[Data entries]
>> begin
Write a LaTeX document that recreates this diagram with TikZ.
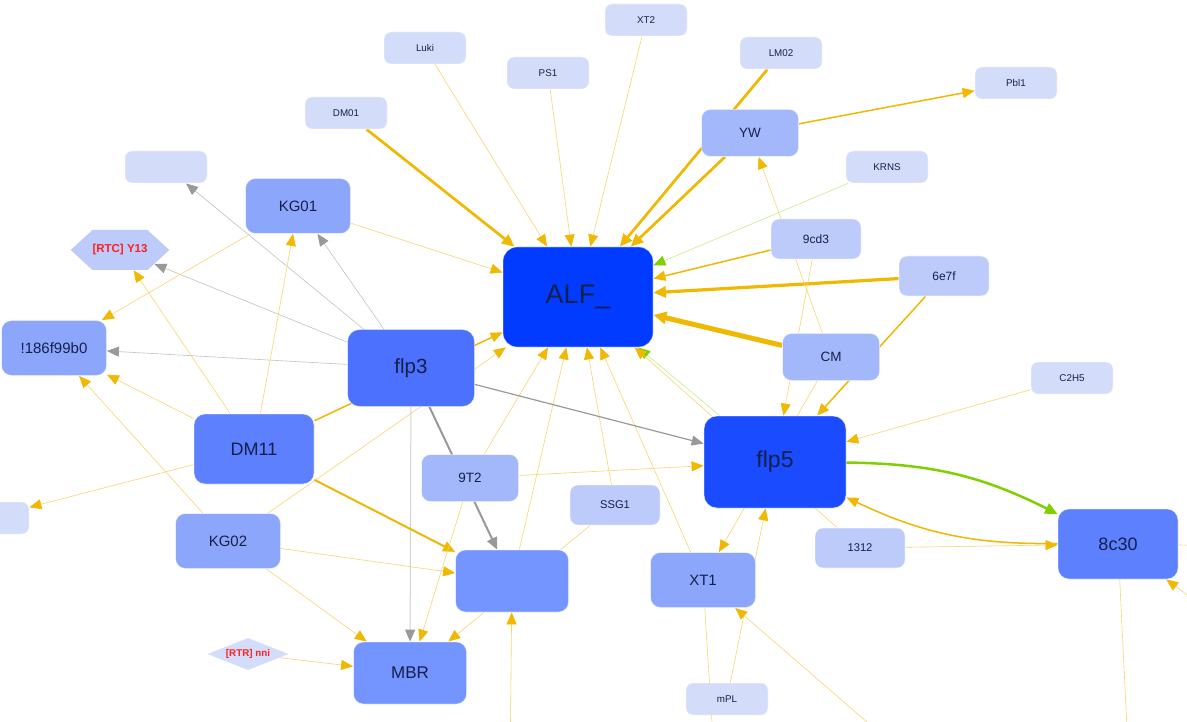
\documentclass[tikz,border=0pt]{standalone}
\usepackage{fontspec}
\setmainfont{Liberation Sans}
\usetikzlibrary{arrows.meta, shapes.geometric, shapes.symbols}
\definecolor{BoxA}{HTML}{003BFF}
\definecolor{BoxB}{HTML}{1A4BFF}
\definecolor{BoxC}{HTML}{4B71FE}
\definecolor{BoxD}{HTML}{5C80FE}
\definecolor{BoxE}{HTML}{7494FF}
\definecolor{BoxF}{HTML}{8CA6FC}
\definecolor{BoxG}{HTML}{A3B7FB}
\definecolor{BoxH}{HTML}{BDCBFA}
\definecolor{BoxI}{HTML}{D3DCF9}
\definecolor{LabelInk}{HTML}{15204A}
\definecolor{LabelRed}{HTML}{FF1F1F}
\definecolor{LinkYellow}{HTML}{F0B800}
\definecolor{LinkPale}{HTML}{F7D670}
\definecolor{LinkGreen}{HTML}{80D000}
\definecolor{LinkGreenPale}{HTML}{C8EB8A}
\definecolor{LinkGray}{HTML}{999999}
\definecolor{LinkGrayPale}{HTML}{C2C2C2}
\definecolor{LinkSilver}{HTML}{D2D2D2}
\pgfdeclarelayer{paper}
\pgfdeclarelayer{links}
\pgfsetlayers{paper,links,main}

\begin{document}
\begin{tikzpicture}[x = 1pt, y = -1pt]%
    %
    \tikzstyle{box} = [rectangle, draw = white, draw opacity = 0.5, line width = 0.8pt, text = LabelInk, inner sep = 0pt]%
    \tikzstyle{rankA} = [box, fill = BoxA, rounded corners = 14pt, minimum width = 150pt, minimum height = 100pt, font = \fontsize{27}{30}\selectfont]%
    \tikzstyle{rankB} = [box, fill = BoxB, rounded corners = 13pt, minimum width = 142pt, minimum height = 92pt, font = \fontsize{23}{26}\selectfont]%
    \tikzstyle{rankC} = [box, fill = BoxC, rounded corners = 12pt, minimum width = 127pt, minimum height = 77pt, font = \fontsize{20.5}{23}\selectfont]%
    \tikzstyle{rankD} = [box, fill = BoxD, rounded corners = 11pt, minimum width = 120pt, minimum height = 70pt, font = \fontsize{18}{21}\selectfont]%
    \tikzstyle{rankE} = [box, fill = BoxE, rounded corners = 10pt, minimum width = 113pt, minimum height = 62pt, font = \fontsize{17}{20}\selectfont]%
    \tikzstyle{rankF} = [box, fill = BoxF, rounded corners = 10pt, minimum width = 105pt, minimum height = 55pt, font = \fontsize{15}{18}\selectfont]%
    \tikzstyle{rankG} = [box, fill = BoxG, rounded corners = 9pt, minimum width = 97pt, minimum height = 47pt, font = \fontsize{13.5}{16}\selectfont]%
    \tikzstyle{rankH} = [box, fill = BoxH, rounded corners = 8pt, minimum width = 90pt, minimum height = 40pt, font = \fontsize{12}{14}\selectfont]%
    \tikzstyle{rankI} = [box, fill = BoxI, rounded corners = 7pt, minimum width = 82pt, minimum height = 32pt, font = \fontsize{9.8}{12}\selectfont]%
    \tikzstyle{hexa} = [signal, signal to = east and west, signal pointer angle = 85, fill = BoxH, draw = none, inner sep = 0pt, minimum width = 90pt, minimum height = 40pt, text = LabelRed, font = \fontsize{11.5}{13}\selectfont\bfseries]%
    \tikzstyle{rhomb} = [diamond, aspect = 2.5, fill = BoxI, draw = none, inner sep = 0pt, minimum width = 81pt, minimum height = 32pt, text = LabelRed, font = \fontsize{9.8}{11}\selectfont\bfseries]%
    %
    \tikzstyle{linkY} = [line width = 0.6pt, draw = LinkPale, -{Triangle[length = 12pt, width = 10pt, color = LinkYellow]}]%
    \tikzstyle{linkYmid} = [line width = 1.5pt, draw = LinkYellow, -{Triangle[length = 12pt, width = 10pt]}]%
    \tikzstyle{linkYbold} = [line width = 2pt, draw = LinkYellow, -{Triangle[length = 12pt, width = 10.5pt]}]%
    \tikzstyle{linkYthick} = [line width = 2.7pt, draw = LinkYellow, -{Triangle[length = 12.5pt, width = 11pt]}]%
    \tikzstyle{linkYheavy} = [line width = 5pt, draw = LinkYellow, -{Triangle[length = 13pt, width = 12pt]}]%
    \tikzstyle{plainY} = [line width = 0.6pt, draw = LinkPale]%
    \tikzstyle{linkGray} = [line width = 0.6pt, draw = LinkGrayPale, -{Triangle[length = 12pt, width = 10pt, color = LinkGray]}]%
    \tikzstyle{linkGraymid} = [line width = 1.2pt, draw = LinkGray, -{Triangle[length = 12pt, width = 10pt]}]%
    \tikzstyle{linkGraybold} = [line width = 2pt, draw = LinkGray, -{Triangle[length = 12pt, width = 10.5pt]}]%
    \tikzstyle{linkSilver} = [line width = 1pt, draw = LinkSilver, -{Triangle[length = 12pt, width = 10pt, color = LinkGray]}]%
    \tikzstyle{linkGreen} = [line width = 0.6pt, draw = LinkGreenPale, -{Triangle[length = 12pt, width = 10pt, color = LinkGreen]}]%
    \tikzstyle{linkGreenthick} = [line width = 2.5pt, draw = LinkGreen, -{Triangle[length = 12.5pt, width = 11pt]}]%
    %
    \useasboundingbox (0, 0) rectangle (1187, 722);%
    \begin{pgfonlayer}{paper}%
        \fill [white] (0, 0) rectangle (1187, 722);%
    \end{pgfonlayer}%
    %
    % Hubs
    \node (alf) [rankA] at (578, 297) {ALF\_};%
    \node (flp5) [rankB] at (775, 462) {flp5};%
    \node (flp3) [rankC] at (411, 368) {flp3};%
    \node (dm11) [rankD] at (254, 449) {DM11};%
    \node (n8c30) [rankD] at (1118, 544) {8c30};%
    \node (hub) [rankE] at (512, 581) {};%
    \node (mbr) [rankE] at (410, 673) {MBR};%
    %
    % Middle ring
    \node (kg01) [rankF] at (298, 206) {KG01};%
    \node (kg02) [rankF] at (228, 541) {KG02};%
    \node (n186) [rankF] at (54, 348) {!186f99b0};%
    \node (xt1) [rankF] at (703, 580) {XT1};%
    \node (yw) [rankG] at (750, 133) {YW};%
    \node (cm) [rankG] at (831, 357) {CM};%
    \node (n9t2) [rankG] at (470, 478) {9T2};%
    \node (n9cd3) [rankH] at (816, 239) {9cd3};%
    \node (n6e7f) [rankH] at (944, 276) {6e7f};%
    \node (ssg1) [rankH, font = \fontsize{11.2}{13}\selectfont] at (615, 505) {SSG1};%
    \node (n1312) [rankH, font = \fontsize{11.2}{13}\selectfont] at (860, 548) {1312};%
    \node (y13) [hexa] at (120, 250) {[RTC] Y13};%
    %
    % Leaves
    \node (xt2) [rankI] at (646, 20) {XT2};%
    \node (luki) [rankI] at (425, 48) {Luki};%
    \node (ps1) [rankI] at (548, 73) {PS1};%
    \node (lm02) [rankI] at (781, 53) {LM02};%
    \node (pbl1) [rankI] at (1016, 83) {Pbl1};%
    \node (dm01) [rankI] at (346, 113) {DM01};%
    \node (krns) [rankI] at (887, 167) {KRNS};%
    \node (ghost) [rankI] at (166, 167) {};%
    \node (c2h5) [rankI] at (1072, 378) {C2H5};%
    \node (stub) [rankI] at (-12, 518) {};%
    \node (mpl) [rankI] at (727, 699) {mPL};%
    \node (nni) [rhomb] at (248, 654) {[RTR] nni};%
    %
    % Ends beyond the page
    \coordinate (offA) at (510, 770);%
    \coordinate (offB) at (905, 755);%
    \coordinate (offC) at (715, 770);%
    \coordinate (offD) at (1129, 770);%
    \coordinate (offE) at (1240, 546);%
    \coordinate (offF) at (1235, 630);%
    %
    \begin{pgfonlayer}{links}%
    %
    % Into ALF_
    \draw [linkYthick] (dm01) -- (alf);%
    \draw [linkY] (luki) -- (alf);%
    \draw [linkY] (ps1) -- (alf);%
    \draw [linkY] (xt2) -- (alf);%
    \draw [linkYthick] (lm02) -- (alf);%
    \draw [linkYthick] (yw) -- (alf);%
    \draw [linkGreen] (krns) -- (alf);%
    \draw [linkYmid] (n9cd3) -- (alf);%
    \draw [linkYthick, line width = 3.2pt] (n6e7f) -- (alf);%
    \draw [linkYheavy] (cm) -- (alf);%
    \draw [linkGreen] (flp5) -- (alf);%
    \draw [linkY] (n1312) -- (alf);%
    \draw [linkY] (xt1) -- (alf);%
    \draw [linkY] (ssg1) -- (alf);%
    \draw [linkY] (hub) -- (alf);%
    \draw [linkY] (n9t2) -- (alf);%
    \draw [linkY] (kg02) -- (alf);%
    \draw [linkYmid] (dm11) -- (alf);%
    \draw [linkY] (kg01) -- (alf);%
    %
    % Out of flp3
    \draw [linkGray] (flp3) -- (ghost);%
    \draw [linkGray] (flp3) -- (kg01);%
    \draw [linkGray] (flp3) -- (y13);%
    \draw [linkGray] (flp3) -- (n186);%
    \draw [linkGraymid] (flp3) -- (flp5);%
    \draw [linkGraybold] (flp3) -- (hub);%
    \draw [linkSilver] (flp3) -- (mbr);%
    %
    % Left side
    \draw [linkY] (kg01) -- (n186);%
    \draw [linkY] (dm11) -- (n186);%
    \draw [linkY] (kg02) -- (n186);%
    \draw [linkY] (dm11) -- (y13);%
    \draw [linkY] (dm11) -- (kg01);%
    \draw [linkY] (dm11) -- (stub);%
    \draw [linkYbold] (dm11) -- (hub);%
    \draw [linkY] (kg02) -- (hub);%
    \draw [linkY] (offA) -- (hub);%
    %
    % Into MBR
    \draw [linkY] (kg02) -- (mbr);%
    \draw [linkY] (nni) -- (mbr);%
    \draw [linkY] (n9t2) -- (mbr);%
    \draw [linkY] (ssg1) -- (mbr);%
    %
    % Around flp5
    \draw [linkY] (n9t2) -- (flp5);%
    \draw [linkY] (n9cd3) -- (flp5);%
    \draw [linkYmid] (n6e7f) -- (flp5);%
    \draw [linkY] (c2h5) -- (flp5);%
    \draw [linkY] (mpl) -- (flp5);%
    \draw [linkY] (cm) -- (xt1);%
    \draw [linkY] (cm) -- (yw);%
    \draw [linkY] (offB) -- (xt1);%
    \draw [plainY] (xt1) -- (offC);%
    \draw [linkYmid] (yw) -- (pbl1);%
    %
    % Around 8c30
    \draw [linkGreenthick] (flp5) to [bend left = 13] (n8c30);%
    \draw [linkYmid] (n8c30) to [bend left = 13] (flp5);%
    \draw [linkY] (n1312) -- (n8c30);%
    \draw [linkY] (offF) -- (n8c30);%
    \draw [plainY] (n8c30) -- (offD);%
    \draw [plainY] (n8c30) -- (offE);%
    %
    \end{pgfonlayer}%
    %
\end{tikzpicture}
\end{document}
>> end
>> begin
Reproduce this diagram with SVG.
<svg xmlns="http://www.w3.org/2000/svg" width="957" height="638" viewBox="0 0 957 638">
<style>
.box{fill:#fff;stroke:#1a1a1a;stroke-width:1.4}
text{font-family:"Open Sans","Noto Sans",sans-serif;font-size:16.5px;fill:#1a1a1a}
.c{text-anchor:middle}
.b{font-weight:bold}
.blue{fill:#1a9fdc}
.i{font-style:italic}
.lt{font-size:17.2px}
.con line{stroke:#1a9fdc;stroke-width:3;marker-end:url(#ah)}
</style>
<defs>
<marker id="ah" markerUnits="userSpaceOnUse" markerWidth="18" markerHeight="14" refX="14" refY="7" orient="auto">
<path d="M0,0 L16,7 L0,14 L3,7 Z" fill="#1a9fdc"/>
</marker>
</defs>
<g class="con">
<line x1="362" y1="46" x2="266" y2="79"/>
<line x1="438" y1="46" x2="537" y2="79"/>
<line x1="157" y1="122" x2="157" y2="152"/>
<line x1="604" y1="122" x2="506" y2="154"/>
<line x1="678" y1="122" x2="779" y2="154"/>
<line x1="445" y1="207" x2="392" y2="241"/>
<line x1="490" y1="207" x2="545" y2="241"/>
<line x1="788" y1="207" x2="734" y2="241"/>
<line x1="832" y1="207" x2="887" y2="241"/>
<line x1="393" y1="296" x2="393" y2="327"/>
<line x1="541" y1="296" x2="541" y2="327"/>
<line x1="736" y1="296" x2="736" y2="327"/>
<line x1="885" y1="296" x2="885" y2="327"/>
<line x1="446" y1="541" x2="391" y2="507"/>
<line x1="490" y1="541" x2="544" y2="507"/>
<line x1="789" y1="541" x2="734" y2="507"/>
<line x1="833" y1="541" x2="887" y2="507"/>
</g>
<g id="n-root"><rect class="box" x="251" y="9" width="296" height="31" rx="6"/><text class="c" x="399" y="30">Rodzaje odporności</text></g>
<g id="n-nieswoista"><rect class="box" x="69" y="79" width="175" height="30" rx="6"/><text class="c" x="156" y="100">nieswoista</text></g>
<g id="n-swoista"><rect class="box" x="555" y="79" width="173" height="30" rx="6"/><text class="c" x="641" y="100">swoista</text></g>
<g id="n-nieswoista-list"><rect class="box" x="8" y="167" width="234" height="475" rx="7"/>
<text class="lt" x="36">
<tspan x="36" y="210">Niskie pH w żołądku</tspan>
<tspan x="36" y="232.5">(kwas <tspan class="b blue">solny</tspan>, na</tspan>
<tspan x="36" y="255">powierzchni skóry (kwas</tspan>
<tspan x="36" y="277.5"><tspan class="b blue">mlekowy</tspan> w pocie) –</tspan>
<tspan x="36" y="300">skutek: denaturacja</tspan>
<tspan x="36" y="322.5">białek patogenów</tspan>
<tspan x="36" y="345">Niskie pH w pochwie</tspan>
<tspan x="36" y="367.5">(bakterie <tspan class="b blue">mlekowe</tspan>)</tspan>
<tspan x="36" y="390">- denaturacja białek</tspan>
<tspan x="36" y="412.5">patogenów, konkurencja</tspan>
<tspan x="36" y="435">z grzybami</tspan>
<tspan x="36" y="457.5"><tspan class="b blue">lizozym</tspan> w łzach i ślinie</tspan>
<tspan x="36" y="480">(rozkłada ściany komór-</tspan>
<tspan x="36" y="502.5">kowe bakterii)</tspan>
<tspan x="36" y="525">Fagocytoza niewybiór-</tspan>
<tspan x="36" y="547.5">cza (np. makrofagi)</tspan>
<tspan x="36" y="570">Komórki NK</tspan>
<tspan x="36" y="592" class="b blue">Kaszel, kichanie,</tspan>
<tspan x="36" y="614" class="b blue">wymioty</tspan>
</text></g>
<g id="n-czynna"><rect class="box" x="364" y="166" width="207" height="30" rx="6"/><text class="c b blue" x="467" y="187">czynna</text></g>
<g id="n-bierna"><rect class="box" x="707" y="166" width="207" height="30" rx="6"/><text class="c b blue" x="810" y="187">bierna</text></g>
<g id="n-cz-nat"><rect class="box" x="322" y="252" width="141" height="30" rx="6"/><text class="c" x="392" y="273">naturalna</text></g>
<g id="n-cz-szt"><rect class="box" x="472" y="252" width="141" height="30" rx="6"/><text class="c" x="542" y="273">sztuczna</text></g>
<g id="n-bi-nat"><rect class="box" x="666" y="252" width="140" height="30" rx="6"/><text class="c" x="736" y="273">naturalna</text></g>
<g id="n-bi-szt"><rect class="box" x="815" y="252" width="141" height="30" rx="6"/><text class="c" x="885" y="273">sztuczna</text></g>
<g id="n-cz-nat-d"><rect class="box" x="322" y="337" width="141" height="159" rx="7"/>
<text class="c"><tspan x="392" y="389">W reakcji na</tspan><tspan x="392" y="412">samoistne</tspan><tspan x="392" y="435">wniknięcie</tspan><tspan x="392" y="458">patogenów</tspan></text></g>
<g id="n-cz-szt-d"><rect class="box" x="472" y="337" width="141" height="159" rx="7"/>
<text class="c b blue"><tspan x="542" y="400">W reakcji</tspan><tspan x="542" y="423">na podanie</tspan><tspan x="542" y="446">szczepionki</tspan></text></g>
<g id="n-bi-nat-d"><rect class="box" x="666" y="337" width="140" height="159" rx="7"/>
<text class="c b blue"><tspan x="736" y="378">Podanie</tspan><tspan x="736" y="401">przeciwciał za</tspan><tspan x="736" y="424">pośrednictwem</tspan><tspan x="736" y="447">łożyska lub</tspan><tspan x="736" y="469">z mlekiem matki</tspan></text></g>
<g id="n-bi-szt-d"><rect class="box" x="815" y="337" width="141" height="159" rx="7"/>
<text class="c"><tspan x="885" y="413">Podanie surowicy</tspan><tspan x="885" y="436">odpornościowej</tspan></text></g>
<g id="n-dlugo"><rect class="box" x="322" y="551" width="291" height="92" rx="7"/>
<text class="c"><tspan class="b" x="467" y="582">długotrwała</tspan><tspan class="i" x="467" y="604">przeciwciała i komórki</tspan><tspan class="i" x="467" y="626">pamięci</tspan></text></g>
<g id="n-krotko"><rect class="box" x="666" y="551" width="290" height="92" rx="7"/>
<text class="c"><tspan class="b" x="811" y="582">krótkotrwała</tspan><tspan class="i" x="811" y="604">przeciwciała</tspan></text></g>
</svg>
>> end
>> begin
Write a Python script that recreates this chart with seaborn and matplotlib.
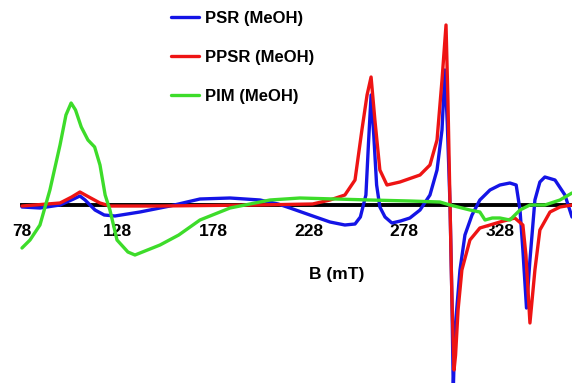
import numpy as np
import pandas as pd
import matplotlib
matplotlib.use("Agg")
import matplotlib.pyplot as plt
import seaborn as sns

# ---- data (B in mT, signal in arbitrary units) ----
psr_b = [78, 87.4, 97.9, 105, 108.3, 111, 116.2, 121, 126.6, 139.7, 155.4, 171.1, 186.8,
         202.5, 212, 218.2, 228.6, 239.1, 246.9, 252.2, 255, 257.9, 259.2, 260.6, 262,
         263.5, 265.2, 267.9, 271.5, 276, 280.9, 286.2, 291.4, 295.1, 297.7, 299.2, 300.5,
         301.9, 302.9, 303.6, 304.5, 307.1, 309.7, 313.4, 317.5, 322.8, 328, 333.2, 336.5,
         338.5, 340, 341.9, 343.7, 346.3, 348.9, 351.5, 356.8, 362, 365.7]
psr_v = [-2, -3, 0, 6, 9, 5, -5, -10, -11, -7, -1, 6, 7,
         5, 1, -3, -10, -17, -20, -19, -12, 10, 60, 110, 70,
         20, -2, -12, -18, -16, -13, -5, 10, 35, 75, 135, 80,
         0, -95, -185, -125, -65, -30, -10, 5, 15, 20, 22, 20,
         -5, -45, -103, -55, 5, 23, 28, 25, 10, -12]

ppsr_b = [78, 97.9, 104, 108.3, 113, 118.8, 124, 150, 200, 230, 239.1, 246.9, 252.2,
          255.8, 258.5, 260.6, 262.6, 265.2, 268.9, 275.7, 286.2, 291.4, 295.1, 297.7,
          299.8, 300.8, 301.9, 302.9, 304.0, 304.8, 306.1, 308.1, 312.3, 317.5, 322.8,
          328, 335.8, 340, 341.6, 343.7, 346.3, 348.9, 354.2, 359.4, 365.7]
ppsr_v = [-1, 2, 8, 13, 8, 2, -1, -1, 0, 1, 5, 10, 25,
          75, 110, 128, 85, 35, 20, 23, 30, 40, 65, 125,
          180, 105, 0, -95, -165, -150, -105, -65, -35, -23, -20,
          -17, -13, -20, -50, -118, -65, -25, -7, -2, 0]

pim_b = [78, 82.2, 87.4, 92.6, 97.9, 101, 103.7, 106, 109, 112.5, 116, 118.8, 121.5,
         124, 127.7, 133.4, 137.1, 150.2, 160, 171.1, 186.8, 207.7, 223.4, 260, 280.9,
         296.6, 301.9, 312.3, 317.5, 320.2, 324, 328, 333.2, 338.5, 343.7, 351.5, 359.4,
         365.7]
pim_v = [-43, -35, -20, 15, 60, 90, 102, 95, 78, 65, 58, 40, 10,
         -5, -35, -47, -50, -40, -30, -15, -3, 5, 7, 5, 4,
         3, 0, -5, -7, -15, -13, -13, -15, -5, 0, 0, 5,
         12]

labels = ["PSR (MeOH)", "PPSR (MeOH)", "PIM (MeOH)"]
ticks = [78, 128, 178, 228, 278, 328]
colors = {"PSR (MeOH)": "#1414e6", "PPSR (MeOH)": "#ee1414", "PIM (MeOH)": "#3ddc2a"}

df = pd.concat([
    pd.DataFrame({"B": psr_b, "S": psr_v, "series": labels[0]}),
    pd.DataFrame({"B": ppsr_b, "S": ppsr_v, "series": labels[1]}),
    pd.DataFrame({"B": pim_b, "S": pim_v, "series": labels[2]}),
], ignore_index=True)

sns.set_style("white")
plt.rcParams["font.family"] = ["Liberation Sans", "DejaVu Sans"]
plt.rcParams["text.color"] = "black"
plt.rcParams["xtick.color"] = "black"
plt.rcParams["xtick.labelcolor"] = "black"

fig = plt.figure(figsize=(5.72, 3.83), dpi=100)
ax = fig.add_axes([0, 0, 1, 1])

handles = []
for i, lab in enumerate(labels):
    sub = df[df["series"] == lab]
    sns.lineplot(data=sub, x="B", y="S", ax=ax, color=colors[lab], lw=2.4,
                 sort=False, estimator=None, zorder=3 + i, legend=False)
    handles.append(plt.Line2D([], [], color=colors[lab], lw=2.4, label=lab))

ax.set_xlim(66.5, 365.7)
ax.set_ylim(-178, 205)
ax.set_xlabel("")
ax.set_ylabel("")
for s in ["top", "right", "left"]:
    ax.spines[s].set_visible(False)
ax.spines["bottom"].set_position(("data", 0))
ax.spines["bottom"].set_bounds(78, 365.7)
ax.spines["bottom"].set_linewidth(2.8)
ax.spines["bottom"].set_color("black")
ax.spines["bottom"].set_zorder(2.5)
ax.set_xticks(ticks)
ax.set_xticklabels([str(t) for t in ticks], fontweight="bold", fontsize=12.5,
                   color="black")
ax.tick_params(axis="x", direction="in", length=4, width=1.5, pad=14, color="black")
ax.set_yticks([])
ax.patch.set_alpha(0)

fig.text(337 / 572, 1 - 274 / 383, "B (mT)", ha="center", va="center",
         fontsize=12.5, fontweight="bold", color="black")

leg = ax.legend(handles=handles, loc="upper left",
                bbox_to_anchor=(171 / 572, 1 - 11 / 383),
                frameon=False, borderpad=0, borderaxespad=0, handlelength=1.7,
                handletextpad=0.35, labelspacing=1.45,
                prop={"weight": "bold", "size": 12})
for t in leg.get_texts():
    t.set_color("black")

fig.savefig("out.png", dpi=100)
>> end
» **INSTRUCTION**: Pictures should be left out. Retype only the run of lines from the line containing "Write a Python" to the line containing "-17, -13, -20, -50, -118, -65, -25, -7, -2, 0]", inclusive.

» **RESPONSE TO THE EXERCISE**:
Write a Python script that recreates this chart with seaborn and matplotlib.
import numpy as np
import pandas as pd
import matplotlib
matplotlib.use("Agg")
import matplotlib.pyplot as plt
import seaborn as sns

# ---- data (B in mT, signal in arbitrary units) ----
psr_b = [78, 87.4, 97.9, 105, 108.3, 111, 116.2, 121, 126.6, 139.7, 155.4, 171.1, 186.8,
         202.5, 212, 218.2, 228.6, 239.1, 246.9, 252.2, 255, 257.9, 259.2, 260.6, 262,
         263.5, 265.2, 267.9, 271.5, 276, 280.9, 286.2, 291.4, 295.1, 297.7, 299.2, 300.5,
         301.9, 302.9, 303.6, 304.5, 307.1, 309.7, 313.4, 317.5, 322.8, 328, 333.2, 336.5,
         338.5, 340, 341.9, 343.7, 346.3, 348.9, 351.5, 356.8, 362, 365.7]
psr_v = [-2, -3, 0, 6, 9, 5, -5, -10, -11, -7, -1, 6, 7,
         5, 1, -3, -10, -17, -20, -19, -12, 10, 60, 110, 70,
         20, -2, -12, -18, -16, -13, -5, 10, 35, 75, 135, 80,
         0, -95, -185, -125, -65, -30, -10, 5, 15, 20, 22, 20,
         -5, -45, -103, -55, 5, 23, 28, 25, 10, -12]

ppsr_b = [78, 97.9, 104, 108.3, 113, 118.8, 124, 150, 200, 230, 239.1, 246.9, 252.2,
          255.8, 258.5, 260.6, 262.6, 265.2, 268.9, 275.7, 286.2, 291.4, 295.1, 297.7,
          299.8, 300.8, 301.9, 302.9, 304.0, 304.8, 306.1, 308.1, 312.3, 317.5, 322.8,
          328, 335.8, 340, 341.6, 343.7, 346.3, 348.9, 354.2, 359.4, 365.7]
ppsr_v = [-1, 2, 8, 13, 8, 2, -1, -1, 0, 1, 5, 10, 25,
          75, 110, 128, 85, 35, 20, 23, 30, 40, 65, 125,
          180, 105, 0, -95, -165, -150, -105, -65, -35, -23, -20,
          -17, -13, -20, -50, -118, -65, -25, -7, -2, 0]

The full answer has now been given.